水産資源の保護が国際的な問題となる中、日本人の好物であるマグロ、しかも最高級とされる漁獲枠が削減され、「マグロが食卓から遠のくのでは」という声も上がっている。そんな中、これまでの「稚魚を捕獲して育てる」方式の養殖ではなく、卵から育てる「完全養殖」の取り組みが進んでいる。一度は「採算が合わない」と撤退した企業も「再チャレンジ」を表明した。
稚魚を捕獲し、育成する「畜養もの」とは大違い
築地市場のマグロはどうなる
水産資源を管理する機関「大西洋まぐろ類保存国際委員会」(ICCAT)は、2007年1月に開いた会合で、06年には2,830トンあった日本のクロマグロ漁獲割当量を順次削減することを決めた。07年が2,516トン、08年が2,413トン、09年が2,345トンと段階的に減少する。クロマグロはトロが多く取れ、マグロの中でも最高級だとされる。「『海のダイヤ』がさらに遠のくのでは」という声も挙がった。

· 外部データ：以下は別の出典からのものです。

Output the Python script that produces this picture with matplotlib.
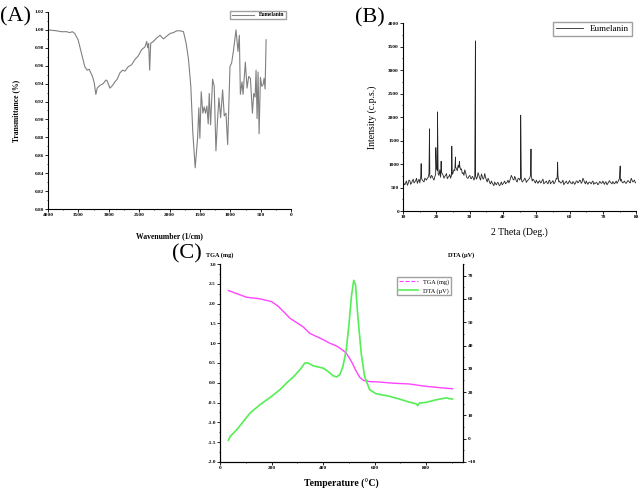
import matplotlib.pyplot as plt
from matplotlib.ticker import MultipleLocator

plt.rcParams['font.family'] = ['Liberation Serif', 'DejaVu Serif']

# ---------------- (A) FTIR ----------------
wavenumber = [4000, 3862, 3780, 3697, 3642, 3600, 3560, 3505, 3450, 3395, 3356, 3323,
              3268, 3240, 3213, 3191, 3147, 3092, 3048, 3026, 2982, 2938, 2900, 2862,
              2817, 2773, 2735, 2680, 2625, 2570, 2515, 2460, 2405, 2377, 2360, 2345,
              2328, 2311, 2267, 2212, 2157, 2102, 2047, 1992, 1937, 1882, 1827, 1772,
              1728, 1689, 1651, 1618, 1579, 1541, 1519, 1502, 1480, 1453, 1431, 1409,
              1387, 1365, 1348, 1326, 1293, 1266, 1238, 1211, 1189, 1161, 1128, 1101,
              1073, 1045, 1007, 980, 947, 908, 875, 853, 836, 809, 792, 754, 726, 699,
              671, 638, 616, 594, 578, 561, 545, 528, 506, 484, 462, 446, 429, 413]
transmittance = [1.000, 0.999, 0.998, 0.998, 0.997, 0.998, 0.996, 0.989, 0.974, 0.959, 0.955, 0.956,
                 0.948, 0.941, 0.928, 0.935, 0.938, 0.940, 0.944, 0.943, 0.935, 0.938, 0.942, 0.945,
                 0.952, 0.955, 0.954, 0.959, 0.961, 0.967, 0.971, 0.978, 0.981, 0.987, 0.980, 0.985,
                 0.955, 0.985, 0.987, 0.991, 0.994, 0.990, 0.993, 0.996, 0.997, 0.999, 0.999, 0.998,
                 0.985, 0.967, 0.937, 0.885, 0.846, 0.878, 0.913, 0.879, 0.931, 0.907, 0.914, 0.907,
                 0.915, 0.895, 0.929, 0.894, 0.945, 0.937, 0.865, 0.900, 0.924, 0.902, 0.933, 0.904,
                 0.907, 0.872, 0.959, 0.963, 0.978, 1.000, 0.976, 0.994, 0.928, 0.942, 0.928, 0.964,
                 0.935, 0.948, 0.946, 0.907, 0.929, 0.925, 0.955, 0.901, 0.953, 0.884, 0.947, 0.937,
                 0.939, 0.946, 0.934, 0.989]

# ---------------- (B) XRD ----------------
theta_base = [10 + 0.5 * i for i in range(141)]
counts_base = [620, 560, 640, 590, 650, 600, 680, 620, 700, 640, 600, 700, 640, 700, 660, 720,
               740, 760, 690, 730, 900, 800, 880, 820, 760, 740, 800, 720, 780, 760, 820, 860,
               900, 980, 960, 900, 820, 880, 740, 700, 760, 690, 720, 700, 680, 820, 700, 790,
               680, 800, 660, 700, 600, 640, 570, 620, 560, 610, 540, 620, 580, 640, 600, 660,
               640, 760, 680, 740, 640, 690, 660, 680, 640, 700, 610, 660, 700, 760, 680, 620,
               660, 590, 650, 610, 680, 600, 640, 580, 660, 610, 650, 600, 700, 760, 640, 600,
               660, 590, 640, 580, 650, 600, 630, 570, 640, 600, 660, 590, 700, 610, 640, 570,
               620, 580, 640, 600, 610, 560, 630, 590, 640, 570, 620, 590, 650, 600, 630, 580,
               640, 620, 700, 680, 600, 640, 590, 650, 610, 700, 620, 660, 610]
theta_mid = [10.25 + 0.5 * i for i in range(140)]
counts_mid = [580, 610, 550, 660, 570, 640, 600, 650, 590, 680,
              720, 660, 620, 680, 700, 800, 700, 740, 660, 780,
              860, 760, 720, 800, 700, 760, 690, 740, 700, 780,
              880, 940, 860, 920, 880, 800, 760, 820, 700, 740,
              700, 740, 660, 760, 720, 760, 660, 740, 700, 720,
              620, 660, 580, 600, 540, 580, 600, 560, 580, 560,
              610, 580, 620, 600, 700, 720, 660, 700, 620, 700,
              700, 620, 660, 680, 640, 680, 760, 640, 660, 600,
              620, 630, 600, 650, 580, 620, 600, 640, 580, 620,
              580, 640, 680, 620, 600, 620, 560, 610, 600, 620,
              600, 580, 610, 590, 640, 620, 650, 620, 660, 580,
              600, 610, 600, 620, 570, 590, 600, 580, 620, 600,
              600, 620, 560, 620, 610, 580, 600, 610, 590, 660,
              640, 620, 620, 600, 620, 640, 600, 660, 640, 600]
peak_theta = [15.4, 17.9, 19.8, 20.3, 21.4, 24.6, 25.7, 26.9, 31.7, 45.3, 48.4, 56.4, 75.2]
peak_counts = [1010, 1750, 1350, 2110, 1060, 1380, 1150, 1060, 3620, 2040, 1320, 1040, 960]

# ---------------- (C) TGA / DTA ----------------
temp_tga = [32, 65, 103, 155, 200, 226, 252, 271, 297, 323, 348, 374, 400, 426, 452,
            471, 490, 510, 529, 542, 557, 581, 619, 671, 735, 800, 865, 903]
tga = [2.33, 2.25, 2.16, 2.12, 2.05, 1.93, 1.76, 1.63, 1.52, 1.41, 1.25, 1.17, 1.09, 1.00, 0.93,
       0.85, 0.75, 0.54, 0.29, 0.14, 0.06, 0.03, 0.02, -0.01, -0.03, -0.09, -0.13, -0.15]
temp_dta = [32, 39, 65, 90, 116, 155, 200, 232, 258, 284, 310, 329, 342, 361, 400, 419, 439,
            452, 465, 477, 490, 501, 510, 519, 526, 535, 548, 561, 581, 606, 658, 697, 735,
            761, 768, 774, 800, 839, 877, 903]
dta = [-0.7, 1.0, 3.9, 7.4, 11.0, 14.6, 18.2, 21.0, 23.9, 26.5, 29.6, 32.5, 32.5, 31.3, 30.3,
       28.9, 27.0, 26.5, 27.5, 31.0, 38.2, 49.6, 61.1, 68.0, 66.1, 52.5, 36.8, 26.8, 21.0, 19.3,
       18.2, 17.0, 15.7, 15.0, 14.2, 15.3, 15.6, 16.7, 17.5, 17.0]

fig = plt.figure(figsize=(6.4, 4.91), dpi=100)

# panel A
axA = fig.add_axes([0.075, 0.5743, 0.380, 0.4013])
axA.plot(wavenumber, transmittance, color='#808080', lw=0.8, label='Eumelanin')
axA.set_xlim(4000, 0)
axA.set_ylim(0.80, 1.02)
axA.xaxis.set_major_locator(MultipleLocator(500))
axA.xaxis.set_minor_locator(MultipleLocator(250))
axA.yaxis.set_major_locator(MultipleLocator(0.02))
axA.yaxis.set_minor_locator(MultipleLocator(0.01))
axA.yaxis.set_major_formatter(lambda v, p: '%.2f' % v)
axA.spines['top'].set_visible(False)
axA.spines['right'].set_visible(False)
axA.tick_params(labelsize=3.8, length=2, width=0.6, pad=1)
axA.tick_params(which='minor', length=1, width=0.5)
for t in axA.get_xticklabels() + axA.get_yticklabels():
    t.set_fontweight('bold')
axA.set_xlabel('Wavenumber (1/cm)', fontsize=5.5, fontweight='bold', labelpad=11)
axA.set_ylabel('Transmittance (%)', fontsize=5.5, fontweight='bold', labelpad=10)
axA.legend(loc='upper right', prop={'size': 4, 'weight': 'bold'}, fancybox=False,
           edgecolor='#888888', handlelength=4, borderpad=0.3, bbox_to_anchor=(0.99, 1.02))
fig.text(0.0, 0.965, '(A)', fontsize=16, va='center')

# panel B
pts = sorted(zip(theta_base + theta_mid + peak_theta, counts_base + counts_mid + peak_counts))
theta = [p[0] for p in pts]
counts = [p[1] for p in pts]
axB = fig.add_axes([0.630, 0.570, 0.364, 0.383])
axB.plot(theta, counts, color='#262626', lw=0.6, label='Eumelanin')
axB.set_xlim(10, 80)
axB.set_ylim(0, 4000)
axB.xaxis.set_major_locator(MultipleLocator(10))
axB.xaxis.set_minor_locator(MultipleLocator(5))
axB.yaxis.set_major_locator(MultipleLocator(500))
axB.yaxis.set_minor_locator(MultipleLocator(250))
axB.spines['top'].set_visible(False)
axB.spines['right'].set_visible(False)
axB.tick_params(labelsize=3.8, length=2, width=0.6, pad=1)
axB.tick_params(which='minor', length=1, width=0.5)
for t in axB.get_xticklabels() + axB.get_yticklabels():
    t.set_fontweight('bold')
axB.set_xlabel('2 Theta (Deg.)', fontsize=7, labelpad=6)
axB.set_ylabel('Intensity (c.p.s.)', fontsize=7, labelpad=8)
axB.legend(loc='upper right', prop={'size': 6.5}, fancybox=False, edgecolor='#888888',
           handlelength=3, borderpad=0.3, bbox_to_anchor=(1.0, 1.03))
fig.text(0.555, 0.963, '(B)', fontsize=16, va='center')

# panel C
axC = fig.add_axes([0.344, 0.0591, 0.380, 0.4032])
l1, = axC.plot(temp_tga, tga, color='#ff44ff', lw=1.0, label='TGA (mg)')
axC.set_xlim(0, 945)
axC.set_ylim(-2.0, 3.0)
axC.xaxis.set_major_locator(MultipleLocator(200))
axC.xaxis.set_minor_locator(MultipleLocator(100))
axC.yaxis.set_major_locator(MultipleLocator(0.5))
axC.yaxis.set_minor_locator(MultipleLocator(0.25))
axC.yaxis.set_major_formatter(lambda v, p: '%.1f' % v)
axC.spines['top'].set_visible(False)
axD = axC.twinx()
l2, = axD.plot(temp_dta, dta, color='#55ee55', lw=1.2, label='DTA (µV)')
axD.set_ylim(-10, 75)
axD.yaxis.set_major_locator(MultipleLocator(10))
axD.yaxis.set_minor_locator(MultipleLocator(5))
axD.spines['top'].set_visible(False)
for ax in (axC, axD):
    ax.tick_params(labelsize=3.8, length=2, width=0.6, pad=1)
    ax.tick_params(which='minor', length=1, width=0.5)
    for t in ax.get_xticklabels() + ax.get_yticklabels():
        t.set_fontweight('bold')
axC.set_xlabel('Temperature (°C)', fontsize=7, fontweight='bold', labelpad=6)
fig.text(0.344, 0.480, 'TGA (mg)', fontsize=4.5, fontweight='bold', ha='center', va='center')
fig.text(0.720, 0.480, 'DTA (µV)', fontsize=4.5, fontweight='bold', ha='center', va='center')
h1, = axC.plot([], [], color='#ff44ff', lw=0.8, ls='--')
axD.legend([h1, l2], ['TGA (mg)', 'DTA (µV)'], loc='upper right', prop={'size': 4.5},
           fancybox=False, edgecolor='#888888', handlelength=3, borderpad=0.3,
           bbox_to_anchor=(0.96, 0.95))
fig.text(0.268, 0.482, '(C)', fontsize=16, va='center')

plt.savefig('out.png', dpi=100)
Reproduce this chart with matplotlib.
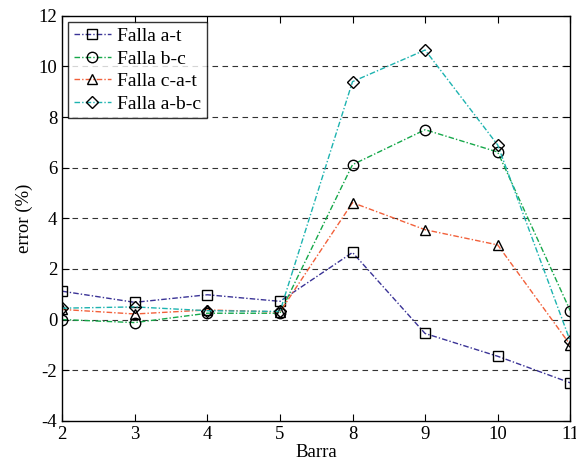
import matplotlib
matplotlib.use('Agg')
import matplotlib.pyplot as plt
import numpy as np

barras = ['2', '3', '4', '5', '8', '9', '10', '11']
falla_at = [1.12, 0.68, 0.98, 0.72, 2.65, -0.55, -1.45, -2.5]
falla_bc = [0.0, -0.12, 0.25, 0.25, 6.12, 7.5, 6.62, 0.35]
falla_cat = [0.4, 0.22, 0.38, 0.3, 4.62, 3.55, 2.95, -1.0]
falla_abc = [0.45, 0.5, 0.35, 0.32, 9.4, 10.65, 6.9, -0.85]

plt.rcParams['font.family'] = ['Liberation Serif', 'DejaVu Serif']
plt.rcParams['axes.unicode_minus'] = False

fig = plt.figure(figsize=(5.76, 4.66), dpi=100)
ax = fig.add_axes([0.108, 0.097, 0.882, 0.869])

x = np.arange(len(barras))
dash = (0, (4, 1.5, 1, 1.5))
series = [
    (falla_at, 's', '#3a3396', 'Falla a-t'),
    (falla_bc, 'o', '#16a84a', 'Falla b-c'),
    (falla_cat, '^', '#f2603a', 'Falla c-a-t'),
    (falla_abc, 'D', '#1db3b0', 'Falla a-b-c'),
]
for vals, m, c, lab in series:
    ax.plot(x, vals, linestyle=dash, color=c, linewidth=1.0, marker=m,
            markersize=7.5 if m != 'D' else 6.5, markerfacecolor='none',
            markeredgecolor='black', markeredgewidth=1.0, label=lab)

ax.set_xlim(0, len(barras) - 1)
ax.set_ylim(-4, 12)
ax.set_xticks(x)
ax.set_xticklabels(barras)
ax.set_yticks(np.arange(-4, 13, 2))
for yv in np.arange(-2, 11, 2):
    ax.axhline(yv, color='#333333', linestyle=(0, (5, 4)), linewidth=0.8, zorder=0)

ax.tick_params(direction='in', top=True, right=True, labelsize=13.5, length=5)
for s in ax.spines.values():
    s.set_linewidth(1.0)
ax.set_xlabel('Barra', fontsize=13.5, labelpad=1)
ax.set_ylabel('error (%)', fontsize=13.5)

leg = ax.legend(loc='upper left', fontsize=14, frameon=True, fancybox=False,
                edgecolor='black', borderpad=0.3, labelspacing=0.25,
                handlelength=1.9, handletextpad=0.3, borderaxespad=0.3)
leg.get_frame().set_linewidth(1.0)

fig.savefig('out.png', dpi=100)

もっとも、このような「天然物」は「超高級品」で、一般的に流通しているのは養殖ものだ。ただ、養殖といっても、日本近海でマグロの稚魚「ヨコワ」を捕獲し、それを海上のいけすで育成したものを出荷する「畜養もの」がほとんどだ。この方式だと、どうしても稚魚は天然から調達しなければならない、というリスクが残る。そこで、卵から生魚まで育て、さらにそこから卵を採取して次の世代を育てるという「完全養殖」の事業化が進んでいるのだ。
近畿大学発のベンチャー企業「アーマリン近大」(和歌山県白浜町)は2004年9月、「完全養殖」のクロマグロ3匹を初出荷した。近畿大学水産研究所(同)が、02年に完全養殖の技術を世界で初めて確立した成果を受けて、02年に孵化した卵から2年かけて育てたクロマグロを出荷したものだ。同社では、これまでに全国で600匹弱を出荷。07年4月には、米ロサンゼルスへの輸出も実現した。
だが、同社専務の大久保嘉洋さん(07年9月までは同研究所事務長を兼務)によると、畜養ものの養殖期間は半年から1年なのに対して、完全養殖ものには2年~3年かかる分、コスト高は避けられないという。大久保さんは
「(卵という)最初の段階からトレーサビリティー(生産履歴)を提供できるのが完全養殖の強み」
と話し、「食の安全」の面からアピールしたい考えだ。
マルハも完全養殖に再チャレンジ
さらに、同水産研究所が07年8月9日に発表したところによると、02年生まれのクロマグロが6月28日から7月27日にかけて産卵し、完全養殖のサイクルが「2回り」した。8月1日時点で生存している稚魚数は約2万。大久保さんによると、出荷可能な状態まで育つのは10~20%だとのことで、「2,000~3,000匹は出荷したいですね」と意気込んでいる。
近畿大学が「最先端」を突っ走る一方で、「再チャレンジ組」もいる。
マルハも1987年から、クロマグロの完全養殖事業に取り組んでいたが、量産化には至らず、10年後の97年には「研究課題がまだ多く、採算に乗る見通しが立たない」といった理由で撤退に追い込まれていた。ところが、10年後の07年4月16日には、「近畿大学に続け」とばかりに、完全養殖に再チャレンジすることを発表したのだ。具体的には、07年から09年にかけて福山大学や長崎大学など4大学の専門家と協力して研究を進める。子会社の「奄美養魚」(鹿児島県瀬戸内町)を拠点に、07年度は卵1億粒を採取。09年度末までに体長20センチの稚魚5,000尾を育てたい考えだ。